ATP Directors Reveal Identities in Court Filing

By Beacon Staff

HELENA — A secretive conservative group that targeted moderate Republicans in the last two Montana elections and caused an upheaval in the state’s election laws has revealed its board of directors for the first time.

Doug Lair, Geoff Goble and Peter MacKenzie submitted a legal document to state district court last month identifying themselves as American Tradition Partnership directors.

The filing was in response to state attorneys’ demand for proof that ATP’s new attorney had the authorization to represent the group in a lawsuit the Colorado nonprofit organization filed against Montana.

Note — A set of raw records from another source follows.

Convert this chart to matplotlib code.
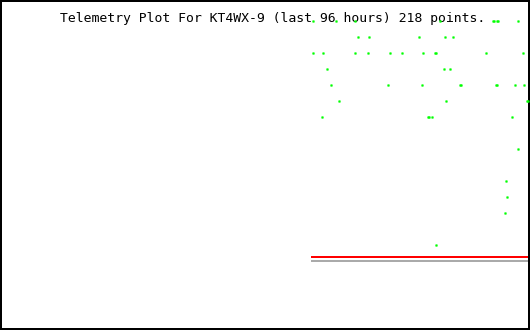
import matplotlib
matplotlib.use("Agg")
import matplotlib.pyplot as plt

# telemetry samples: index along the 218-point window, value level
sample = [1, 24, 43, 128, 181, 182, 185, 186, 206,
          46, 57, 107, 133, 141,
          1, 11, 43, 56, 78, 90, 111, 123, 124, 174, 211,
          15, 132, 138,
          19, 76, 110, 148, 149, 184, 185, 203, 212,
          27, 134, 215, 216,
          10, 116, 117, 120, 200,
          206, 194, 195, 193, 124]
level = [15] * 9 + [14] * 5 + [13] * 11 + [12] * 3 + [11] * 9 + [10] * 4 + [9] * 5 \
    + [7, 5, 4, 3, 1]

span = [-0.5, 217.5]
limit = 0.25
baseline = 0.0
title = "Telemetry Plot For KT4WX-9 (last 96 hours) 218 points."

px = 0.72  # one pixel in points at dpi 100
fig = plt.figure(figsize=(5.3, 3.3), dpi=100)
ax = fig.add_axes([0, 0, 1, 1])
ax.set_xlim(-311.5, 218.5)
ax.set_ylim(-4.3125, 16.3125)

ax.text(-251.5, 14.94, title, family="DejaVu Sans Mono", fontsize=9.45,
        va="baseline", ha="left", color="black", zorder=1)
ax.plot(span, [limit, limit], color="#ff0000", lw=2 * px, solid_capstyle="butt")
ax.plot(span, [baseline, baseline], color="#aaaaaa", lw=2 * px, solid_capstyle="butt")
ax.plot(sample, level, ls="none", marker="s", ms=1.6 * px, mew=0.5 * px,
        color="#00ff00", antialiased=False, zorder=3)

ax.set_xticks([])
ax.set_yticks([])
for s in ax.spines.values():
    s.set_linewidth(4 * px)
    s.set_color("black")

fig.savefig("out.png", dpi=100)
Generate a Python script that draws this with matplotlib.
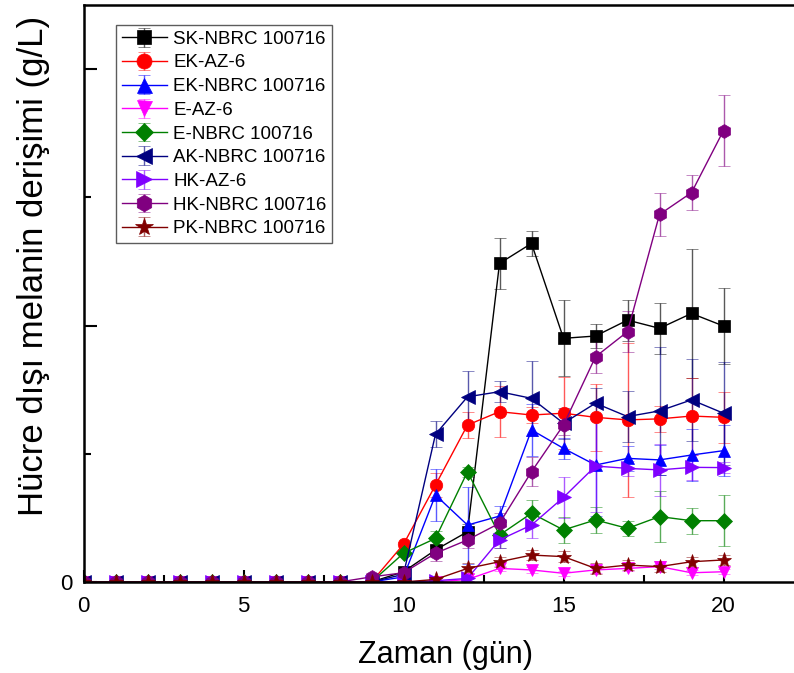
import matplotlib
matplotlib.use("Agg")
import matplotlib.pyplot as plt
from matplotlib.ticker import FixedLocator

plt.rcParams['font.family'] = ['Liberation Sans', 'DejaVu Sans']

days = list(range(21))

labels = ["SK-NBRC 100716", "EK-AZ-6", "EK-NBRC 100716", "E-AZ-6", "E-NBRC 100716",
          "AK-NBRC 100716", "HK-AZ-6", "HK-NBRC 100716", "PK-NBRC 100716"]
colors = ["#000000", "#FF0000", "#0000FF", "#FF00FF", "#008000",
          "#000080", "#8000FF", "#800080", "#800000"]
markers = ["s", "o", "^", "v", "D", "<", ">", "h", "*"]

z9 = [0.0] * 9
sk = z9 + [0.0, 0.04, 0.125, 0.196, 1.242, 1.320, 0.950, 0.959, 1.021, 0.989, 1.047, 0.998]
ek_az = z9 + [0.0, 0.147, 0.378, 0.612, 0.664, 0.651, 0.658, 0.642, 0.632, 0.636, 0.647, 0.642]
ek_nb = z9 + [0.0, 0.02, 0.339, 0.222, 0.257, 0.593, 0.521, 0.456, 0.482, 0.476, 0.495, 0.512]
e_az = z9 + [0.0, 0.0, 0.0, 0.01, 0.053, 0.047, 0.034, 0.047, 0.053, 0.060, 0.036, 0.040]
e_nb = z9 + [0.0, 0.112, 0.170, 0.430, 0.183, 0.268, 0.203, 0.242, 0.209, 0.255, 0.239, 0.239]
ak_nb = z9 + [0.0, 0.03, 0.576, 0.722, 0.742, 0.716, 0.619, 0.697, 0.645, 0.667, 0.710, 0.658]
hk_az = z9 + [0.0, 0.0, 0.005, 0.014, 0.164, 0.222, 0.330, 0.452, 0.443, 0.437, 0.447, 0.446]
hk_nb = z9 + [0.02, 0.036, 0.112, 0.164, 0.229, 0.430, 0.612, 0.878, 0.976, 1.433, 1.518, 1.760]
pk_nb = z9 + [0.0, 0.0, 0.01, 0.053, 0.079, 0.105, 0.099, 0.053, 0.066, 0.060, 0.079, 0.086]

e9 = [0.0] * 9
sk_err = e9 + [0.0, 0.01, 0.02, 0.03, 0.10, 0.05, 0.148, 0.048, 0.08, 0.099, 0.25, 0.15]
ek_az_err = e9 + [0.0, 0.01, 0.047, 0.05, 0.10, 0.03, 0.14, 0.13, 0.30, 0.05, 0.15, 0.10]
ek_nb_err = e9 + [0.0, 0.01, 0.10, 0.15, 0.04, 0.10, 0.04, 0.20, 0.05, 0.06, 0.10, 0.10]
e_az_err = e9 + [0.0, 0.0, 0.0, 0.005, 0.01, 0.01, 0.01, 0.01, 0.01, 0.01, 0.01, 0.01]
e_nb_err = e9 + [0.0, 0.01, 0.03, 0.02, 0.05, 0.05, 0.05, 0.05, 0.03, 0.10, 0.05, 0.10]
ak_nb_err = e9 + [0.0, 0.01, 0.05, 0.10, 0.04, 0.146, 0.06, 0.06, 0.10, 0.25, 0.16, 0.20]
hk_az_err = e9 + [0.0, 0.0, 0.0, 0.01, 0.03, 0.05, 0.08, 0.18, 0.03, 0.10, 0.05, 0.02]
hk_nb_err = e9 + [0.005, 0.01, 0.03, 0.03, 0.04, 0.057, 0.04, 0.065, 0.08, 0.084, 0.068, 0.14]
pk_nb_err = e9 + [0.0, 0.0, 0.005, 0.02, 0.02, 0.02, 0.02, 0.02, 0.02, 0.02, 0.02, 0.02]

series = [sk, ek_az, ek_nb, e_az, e_nb, ak_nb, hk_az, hk_nb, pk_nb]
errors = [sk_err, ek_az_err, ek_nb_err, e_az_err, e_nb_err, ak_nb_err, hk_az_err, hk_nb_err, pk_nb_err]
msizes = [8, 9, 9, 9, 8, 10, 10, 10, 11]

W, H = 794, 673
fig = plt.figure(figsize=(W / 100, H / 100), dpi=100)
left_px, right_px, bottom_px, top_px = 83.5, 794, 582, 5
ax = fig.add_axes([left_px / W, (H - bottom_px) / H, (right_px - left_px) / W, (bottom_px - top_px) / H])

for y, e, c, m, lab, ms in zip(series, errors, colors, markers, labels, msizes):
    ax.errorbar(days, y, yerr=e, color=c, marker=m, markersize=ms, linewidth=1.0,
                markeredgewidth=0.5, label=lab, capsize=4.5, elinewidth=1.0,
                ecolor=matplotlib.colors.to_rgba(c, 0.65), capthick=1.0)

ax.set_xlim(0, (right_px - left_px) / 32.0)
ax.set_ylim(0, (bottom_px - top_px) / 256.5)

ax.xaxis.set_major_locator(FixedLocator([0, 5, 10, 15, 20]))
ax.xaxis.set_minor_locator(FixedLocator([2.5, 7.5, 12.5, 17.5]))
ax.yaxis.set_major_locator(FixedLocator([0, 1, 2]))
ax.yaxis.set_minor_locator(FixedLocator([0.5, 1.5]))
ax.set_yticklabels(['0', '', ''])
ax.tick_params(which='major', direction='in', length=9, width=1.5, labelsize=16, pad=8)
ax.tick_params(which='minor', direction='in', length=5, width=1.5)
ax.tick_params(axis='x', which='major', pad=10)
ax.spines['right'].set_visible(False)
for s in ['left', 'bottom', 'top']:
    ax.spines[s].set_linewidth(1.8)

ax.set_xlabel('Zaman (gün)', fontsize=22)
ax.xaxis.set_label_coords((446 - left_px) / (right_px - left_px), -0.1)
ax.set_ylabel('Hücre dışı melanin derişimi (g/L)', fontsize=25)
ax.yaxis.set_label_coords(-0.047, (bottom_px - 266) / (bottom_px - top_px))

leg = ax.legend(loc='upper left', bbox_to_anchor=((116 - left_px) / (right_px - left_px), 1 - (25 - top_px) / (bottom_px - top_px)),
                fontsize=13.5, frameon=True, fancybox=False, edgecolor='#333333',
                borderpad=0.3, labelspacing=0.35, handlelength=2.4, handletextpad=0.35,
                borderaxespad=0.0, markerscale=1.2)
leg.get_frame().set_linewidth(1.0)

fig.savefig('out.png', dpi=100)
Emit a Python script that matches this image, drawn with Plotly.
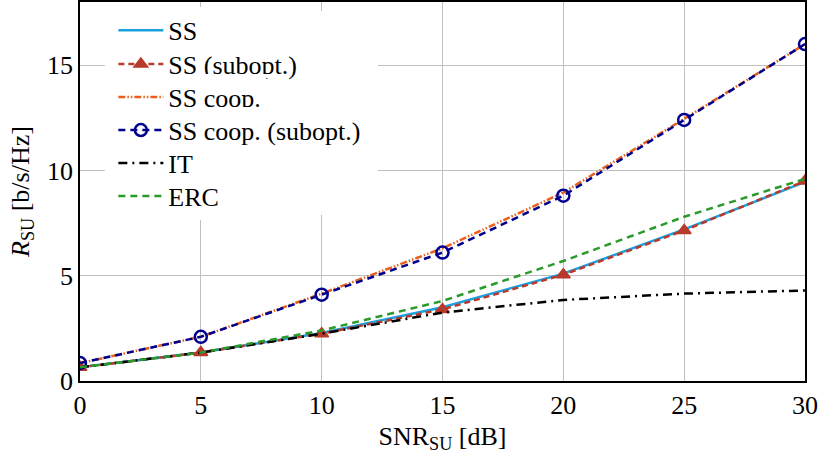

ATP’s only staff member, executive director Donny Ferguson, resigned in January to take a job as a staff member for newly elected U.S. Rep. Steve Stockman of Texas.

There are no records of any directors ever being appointed or elected to American Tradition Partnership, assistant attorney general Michael Black said in a March 14 filing.

“Frankly, the individuals hiding behind the sham ATP corporate form should not be allowed to perpetuate their charade by allowing new counsel to appear in this case on behalf of ATP. These individuals should stand up and be counted, the ATP puppet masters should be revealed,” Black wrote.

American Tradition Partnership sued the state over a commissioner of political practices’ order that the group report its spending and donors. District Judge Jeffrey Sherlock upheld the ruling last year that ATP acted as a political committee in the elections and not as the purely educational organization it claims to be.

The state is now seeking to collect $9,187 in attorney fees and sanctions ordered by Sherlock. Attorney Todd Stubbs of Manhattan filed a response asking for a hearing on the matter and saying the amount was “excessive.”

Until then, Helena attorney James Brown had represented American Tradition Partnership. Black objected to the sudden change to Stubbs, saying there was no proof that ATP authorized Stubbs’ hire because there is no proof that ATP exists as anything other than a corporate shell.

In response, Stubbs submitted a document signed by Lair, Goble and MacKenzie on March 22 that said they are ATP’s directors and they authorized Stubbs’ hiring.

In the document, the three directors said Brown can no longer effectively represent the group because Sherlock and the state have shown animosity and bias against him.

They chose Stubbs to replace him after interviews and conversations with several attorneys, they said.

Lair, who was previously listed as ATP’s Montana director, did not return a call or email for comment, nor did Stubbs.

Addresses and hometowns for Goble and MacKenzie were not provided.

Sherlock said Stubbs has proven that he has the authority to represent ATP. The judge set a hearing for June 13.

American Tradition Partnership, which changed its name three years ago from Western Tradition Partnership, has filed multiple lawsuits attacking Montana campaign-finance laws.

In one, the U.S. Supreme Court ruled last year that its 2010 Citizens United decision allowing corporate spending in federal elections also applies to state elections.